RECORDS PROVIDED:
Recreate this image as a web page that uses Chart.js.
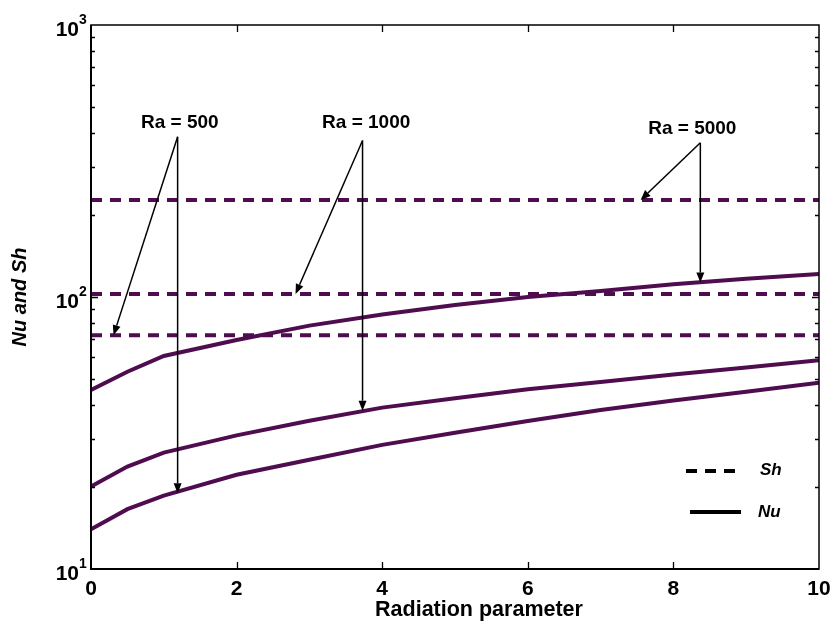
<!DOCTYPE html>
<html>
<head>
<meta charset="utf-8">
<script src="https://cdn.jsdelivr.net/npm/chart.js@4/dist/chart.umd.min.js"></script>
<style>
  html, body { margin: 0; padding: 0; background: #fff; }
  #wrap { width: 836px; height: 631px; }
</style>
</head>
<body>
<div id="wrap"><canvas id="NuShChart"></canvas></div>
<script>
// values
const radiation = [0, 0.5, 1, 2, 3, 4, 5, 6, 7, 8, 9, 10];
const nu500 = [14.0, 16.6, 18.6, 22.2, 25.2, 28.6, 31.7, 35.0, 38.4, 41.6, 44.8, 48.4];
const nu1000 = [20.1, 23.8, 26.8, 31.0, 35.1, 39.2, 42.4, 45.8, 48.7, 51.9, 55.1, 58.6];
const nu5000 = [45.5, 53.1, 60.7, 69.5, 78.5, 86.3, 93.5, 100, 105.2, 111.4, 116.7, 121.6];
const sh500 = 72.4;
const sh1000 = 102.6;
const sh5000 = 227.5;

const xTicks = [0, 2, 4, 6, 8, 10];
const yTicks = [10, 100, 1000];
const yTickExp = ['1', '2', '3'];
const xTitle = 'Radiation parameter';

// annotations: label, label centre, arrow start, arrow tips (data coords)
const raLabels = ['Ra = 500', 'Ra = 1000', 'Ra = 5000'];
const raLabelAt = [[1.22, 436], [3.78, 436], [8.26, 415]];
const raArrowFrom = [[1.19, 388], [3.73, 376], [8.37, 369]];
const raArrowTo = [
    [[0.31, sh500], [1.19, 19.0]],
    [[2.81, sh1000], [3.73, 38.2]],
    [[7.55, sh5000], [8.37, 113]]
];

const purple = '#4f0c4f';
const fontFam = '"Liberation Sans", Arial, sans-serif';

const flat = (v) => radiation.map(() => v);
const pts = (ys) => radiation.map((x, i) => ({ x: x, y: ys[i] }));

function shSet(v) {
    return {
        label: 'Sh', data: pts(flat(v)), borderColor: purple, borderWidth: 4,
        borderDash: [11, 8], pointRadius: 0, fill: false, tension: 0
    };
}
function nuSet(ys) {
    return {
        label: 'Nu', data: pts(ys), borderColor: purple, borderWidth: 4,
        pointRadius: 0, fill: false, tension: 0
    };
}

const frameAndTicks = {
    id: 'frameAndTicks',
    afterDatasetsDraw(chart) {
        const { ctx, chartArea: a, scales } = chart;
        const xs = scales.x, ys = scales.y;
        ctx.save();
        ctx.strokeStyle = '#000';
        ctx.lineWidth = 1.3;
        // x ticks, top and bottom, pointing in
        xTicks.forEach(v => {
            if (v === 0 || v === 10) return;
            const px = Math.round(xs.getPixelForValue(v)) + 0.5;
            ctx.beginPath();
            ctx.moveTo(px, a.bottom); ctx.lineTo(px, a.bottom - 7);
            ctx.moveTo(px, a.top); ctx.lineTo(px, a.top + 7);
            ctx.stroke();
        });
        // y ticks, major and minor, left and right
        for (let d = 10; d < 1000; d *= 10) {
            for (let m = 1; m <= 9; m++) {
                const v = d * m;
                if (v === 10) continue;
                const len = m === 1 ? 7 : 4;
                const py = Math.round(ys.getPixelForValue(v)) + 0.5;
                ctx.beginPath();
                ctx.moveTo(a.left, py); ctx.lineTo(a.left + len, py);
                ctx.moveTo(a.right, py); ctx.lineTo(a.right - len, py);
                ctx.stroke();
            }
        }
        // box
        ctx.lineWidth = 1.5;
        ctx.strokeRect(a.left, a.top, a.right - a.left, a.bottom - a.top);
        ctx.lineWidth = 2;
        ctx.beginPath();
        ctx.moveTo(a.left, a.top); ctx.lineTo(a.left, a.bottom); ctx.lineTo(a.right, a.bottom);
        ctx.stroke();

        // y tick labels 10^n
        ctx.fillStyle = '#000';
        ctx.textBaseline = 'alphabetic';
        yTicks.forEach((v, i) => {
            const py = ys.getPixelForValue(v);
            ctx.font = 'bold 14px ' + fontFam;
            ctx.textAlign = 'left';
            ctx.fillText(yTickExp[i], a.left - 12, py - 1);
            ctx.font = 'bold 21px ' + fontFam;
            ctx.textAlign = 'right';
            ctx.fillText('10', a.left - 12, py + 11);
        });

        // x axis title (sits a bit right of centre in the original)
        ctx.font = 'bold 21.5px ' + fontFam;
        ctx.textAlign = 'center';
        ctx.textBaseline = 'middle';
        ctx.fillText(xTitle, (a.left + a.right) / 2 + 24, 610);

        // Ra annotations
        ctx.lineWidth = 1.5;
        ctx.font = 'bold 19px ' + fontFam;
        raLabels.forEach((txt, i) => {
            const lx = xs.getPixelForValue(raLabelAt[i][0]);
            const ly = ys.getPixelForValue(raLabelAt[i][1]);
            ctx.fillText(txt, lx, ly);
            const fx = xs.getPixelForValue(raArrowFrom[i][0]);
            const fy = ys.getPixelForValue(raArrowFrom[i][1]);
            raArrowTo[i].forEach(t => {
                const tx = xs.getPixelForValue(t[0]);
                const ty = ys.getPixelForValue(t[1]);
                const ang = Math.atan2(ty - fy, tx - fx);
                const hl = 10, hw = 4;
                const bx = tx - hl * Math.cos(ang), by = ty - hl * Math.sin(ang);
                ctx.beginPath();
                ctx.moveTo(fx, fy); ctx.lineTo(bx, by);
                ctx.stroke();
                ctx.beginPath();
                ctx.moveTo(tx, ty);
                ctx.lineTo(bx + hw * Math.sin(ang), by - hw * Math.cos(ang));
                ctx.lineTo(bx - hw * Math.sin(ang), by + hw * Math.cos(ang));
                ctx.closePath();
                ctx.fill();
            });
        });

        // legend
        const lgX = a.right - 133;
        const lgTextX = a.right - 61;
        ctx.strokeStyle = '#000';
        ctx.lineWidth = 4;
        ctx.setLineDash([11, 8]);
        ctx.beginPath();
        ctx.moveTo(lgX, 471); ctx.lineTo(lgX + 49, 471);
        ctx.stroke();
        ctx.setLineDash([]);
        ctx.beginPath();
        ctx.moveTo(lgX + 4, 512); ctx.lineTo(lgX + 55, 512);
        ctx.stroke();
        ctx.font = 'italic bold 17px ' + fontFam;
        ctx.textAlign = 'left';
        ctx.fillText('Sh', lgTextX + 2, 470);
        ctx.fillText('Nu', lgTextX, 512);
        ctx.restore();
    }
};

new Chart(document.getElementById('NuShChart'), {
    type: 'line',
    data: {
        datasets: [
            shSet(sh500), shSet(sh1000), shSet(sh5000),
            nuSet(nu500), nuSet(nu1000), nuSet(nu5000)
        ]
    },
    options: {
        responsive: true,
        maintainAspectRatio: false,
        animation: false,
        layout: { padding: { left: 0, top: 25, right: 17, bottom: 0 } },
        plugins: {
            legend: { display: false },
            tooltip: { enabled: false }
        },
        scales: {
            x: {
                type: 'linear',
                min: 0,
                max: 10,
                grid: { display: false },
                border: { display: false },
                afterBuildTicks: (scale) => { scale.ticks = xTicks.map(v => ({ value: v })); },
                afterFit: (scale) => { scale.height = 62; },
                ticks: {
                    color: '#000',
                    padding: 0,
                    maxRotation: 0,
                    font: { family: fontFam, size: 21, weight: 'bold' }
                },
                title: { display: false }
            },
            y: {
                type: 'logarithmic',
                min: 10,
                max: 1000,
                grid: { display: false },
                border: { display: false },
                afterBuildTicks: (scale) => { scale.ticks = yTicks.map(v => ({ value: v })); },
                afterFit: (scale) => { scale.width = 91; },
                ticks: { display: false },
                title: {
                    display: true,
                    text: 'Nu and Sh',
                    color: '#000',
                    padding: { top: 8, bottom: 0 },
                    font: { family: fontFam, size: 20, weight: 'bold', style: 'italic' }
                }
            }
        }
    },
    plugins: [frameAndTicks]
});
</script>
</body>
</html>
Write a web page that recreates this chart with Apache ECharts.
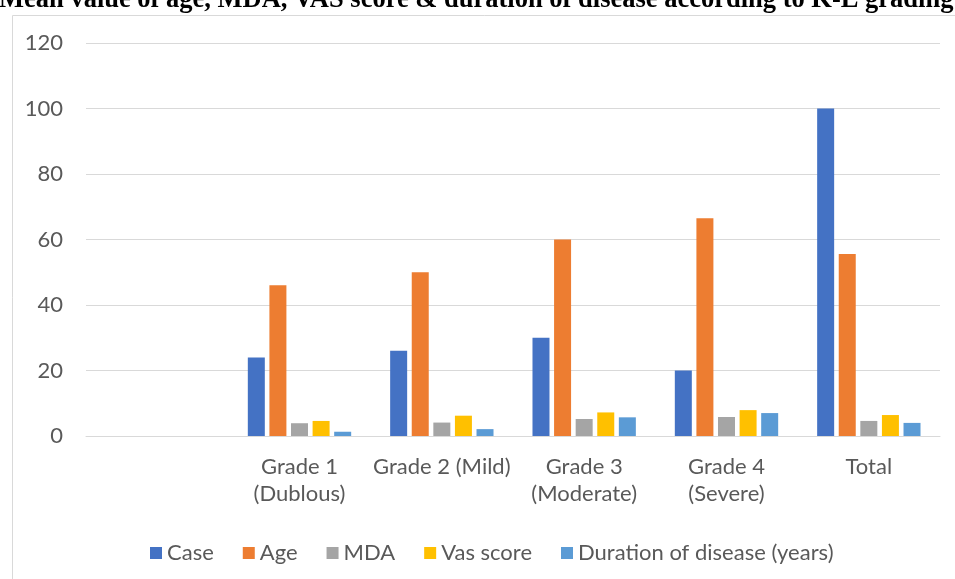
<!DOCTYPE html>
<html>
<head>
<meta charset="utf-8">
<script src="https://cdn.jsdelivr.net/npm/echarts@6/dist/echarts.min.js"></script>
<style>
html,body{margin:0;padding:0;background:#fff;}
#chart{width:955px;height:579px;}
</style>
</head>
<body>
<div id="chart"></div>
<script>
const categories = ['', 'Grade 1\n(Dublous)', 'Grade 2 (Mild)', 'Grade 3\n(Moderate)', 'Grade 4\n(Severe)', 'Total'];
const caseValues = [null, 24, 26, 30, 20, 100];
const ageValues = [null, 46, 50, 60, 66.5, 55.6];
const mdaValues = [null, 3.9, 4.1, 5.2, 5.8, 4.6];
const vasValues = [null, 4.6, 6.2, 7.2, 7.9, 6.4];
const durationValues = [null, 1.3, 2.1, 5.7, 7.0, 4.0];
const seriesNames = ['Case', 'Age', 'MDA', 'Vas score', 'Duration of disease (years)'];
const colors = ['#4472C4', '#ED7D31', '#A5A5A5', '#FFC000', '#5B9BD5'];
const yTicks = [0, 20, 40, 60, 80, 100, 120];
const titleText = 'Mean value of age, MDA, VAS score & duration of disease according to K-L grading';

const font = 'Lato, "Open Sans", sans-serif';
const allValues = [caseValues, ageValues, mdaValues, vasValues, durationValues];

const chart = echarts.init(document.getElementById('chart'), null, {renderer: 'canvas'});
chart.setOption({
  animation: false,
  color: colors,
  graphic: [{
    type: 'rect',
    left: 10, top: 13,
    shape: {width: 1200, height: 800},
    style: {fill: 'none', stroke: '#d9d9d9', lineWidth: 1},
    silent: true
  }],
  title: {
    text: titleText,
    left: -1, top: -13,
    padding: 0,
    textStyle: {fontFamily: '"Liberation Serif", serif', fontWeight: 'bold', fontSize: 26.5, color: '#000'}
  },
  grid: {left: 86, right: 15, top: 43, bottom: 143, containLabel: false},
  xAxis: {
    type: 'category',
    data: categories,
    axisLine: {show: true, lineStyle: {color: '#d9d9d9', width: 1}},
    axisTick: {show: false},
    axisLabel: {color: '#595959', fontSize: 22, fontFamily: font, lineHeight: 27, margin: 17, interval: 0}
  },
  yAxis: {
    type: 'value',
    min: yTicks[0], max: yTicks[yTicks.length - 1], interval: 20,
    axisLine: {show: false},
    axisTick: {show: false},
    splitLine: {lineStyle: {color: '#d9d9d9', width: 1}},
    axisLabel: {color: '#595959', fontSize: 22, fontFamily: font, margin: 23}
  },
  legend: {
    data: seriesNames,
    left: 145, top: 537,
    itemWidth: 12, itemHeight: 12, itemGap: 29,
    icon: 'rect',
    textStyle: {color: '#595959', fontSize: 22, fontFamily: font, padding: [0, 0, 0, 0]}
  },
  series: seriesNames.map((name, i) => ({
    name: name,
    type: 'bar',
    data: allValues[i],
    barWidth: 17,
    barGap: '27%',
    itemStyle: {color: colors[i]}
  }))
});
</script>
</body>
</html>
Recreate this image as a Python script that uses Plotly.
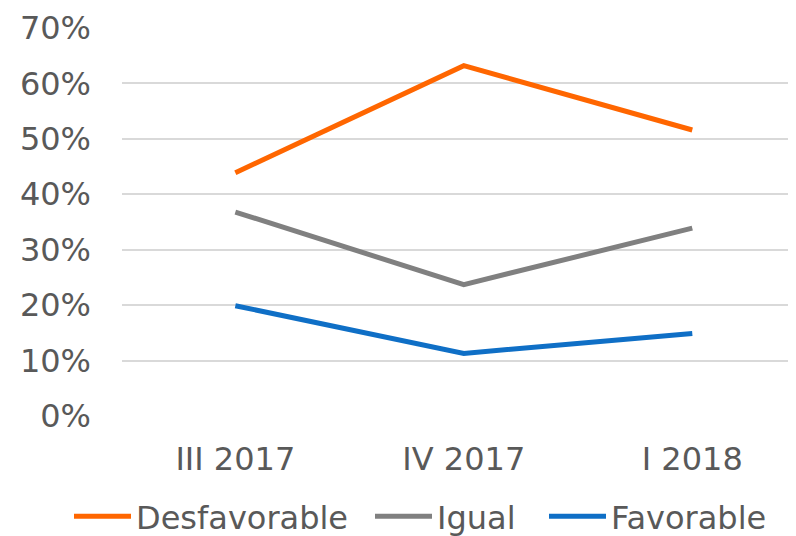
import plotly.graph_objects as go

# Quarters on the x axis
quarters = ["III 2017", "IV 2017", "I 2018"]

# Share of answers per quarter (percent)
desfavorable = [43.9, 63.2, 51.6]
igual = [36.8, 23.7, 33.9]
favorable = [19.9, 11.3, 14.9]

y_ticks = [0, 10, 20, 30, 40, 50, 60, 70]
y_labels = [f"{v}%" for v in y_ticks]

FIG_W = 812  # a bit wider than the window so the gridlines run off the right edge

# the page body adds an 8px margin, so everything is placed 8px up/left
# name, values, colour, legend id, legend left edge (px in container)
series = [
    ("Desfavorable", desfavorable, "#FF6600", "legend", 61),
    ("Igual", igual, "#808080", "legend2", 362),
    ("Favorable", favorable, "#0F6FC6", "legend3", 536),
]

fig = go.Figure()
for name, values, color, leg, _ in series:
    fig.add_trace(go.Scatter(
        x=quarters, y=values, name=name, mode="lines",
        line=dict(color=color, width=5),
        legend=leg,
    ))

# one legend per series so each entry sits where the reference has it
legends = {}
for name, values, color, leg, left in series:
    legends[leg] = dict(
        orientation="h",
        x=left / FIG_W, xanchor="left", xref="container",
        y=-0.039, yanchor="bottom", yref="container",
        font=dict(family="DejaVu Sans", size=32, color="#595959"),
        itemwidth=57,
        bgcolor="rgba(0,0,0,0)",
    )

fig.update_layout(
    width=FIG_W, height=536,
    margin=dict(l=114, r=0, t=20, b=128, autoexpand=False),
    paper_bgcolor="white",
    plot_bgcolor="white",
    font=dict(family="DejaVu Sans", size=32, color="#595959"),
    showlegend=True,
    xaxis=dict(
        type="category",
        range=[-0.496, 2.559],
        showgrid=False, zeroline=False, showline=False,
        ticks="", ticklabelstandoff=21, automargin=False,
    ),
    yaxis=dict(
        range=[0, 70],
        tickmode="array", tickvals=y_ticks, ticktext=y_labels,
        showgrid=True, gridcolor="#D9D9D9", gridwidth=1.5,
        zeroline=False, showline=False,
        ticks="", ticklabelstandoff=30, automargin=False,
    ),
    **legends,
)

fig.write_html("out.html")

WHAT IS ASKED: Among the entries above, how many lines include the word "that"? Reply with the number only.

EXERCISE OUTPUT: 3